Of the 6,348 insured institutions in the second quarter of 2015, more than half —58.7% — reported year-over-year growth in quarterly earnings. The proportion of banks that were unprofitable during the second quarter fell from 6.8% a year earlier to 5.6%, the lowest since the first quarter of 2005.

“Bankers generally reported another quarter of higher earnings, improved asset quality, and increased lending," FDIC Chairman Martin Gruenberg said. "There were fewer problem banks, and only one bank failed during the second quarter

"However," he continued, "the low interest-rate environment remains a challenge. Many institutions have responded by acquiring higher-yielding, longer-term assets, but this has left banks more vulnerable to rising interest rates and that is a matter of ongoing supervisory attention."
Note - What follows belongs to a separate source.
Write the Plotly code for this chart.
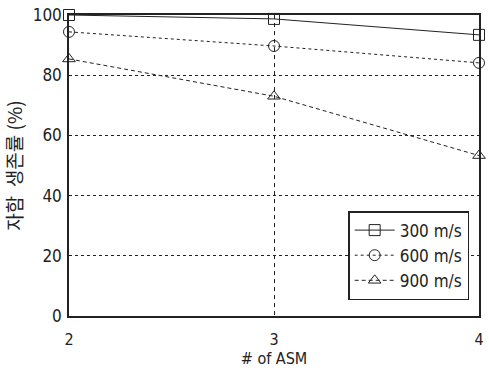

Finally for the investment minded, it looks like agency mortgage bond returns for August were in line with Treasurys.

“In August, agency MBS posted total returns of 0.1%,” said Chris Flanagan at Bank of America/Merrill Lynch. “Excess returns for Agency MBS was -0.2%, which was 0.1pp higher than -0.3% for Treasurys.”

Flanagan says that securitized credit performance was mostly in line with the broader credit markets and posted negative total returns in August.

“In the legacy non-agency space, Option ARM posted -2.6% returns due to heavy BWIC activities. Alt-A 5/1 WAC and subprime floaters posted -0.7% and -0.6% respectively, while fixed rate prime bonds returns were roughly flat on the month thanks to a higher carry,” he said.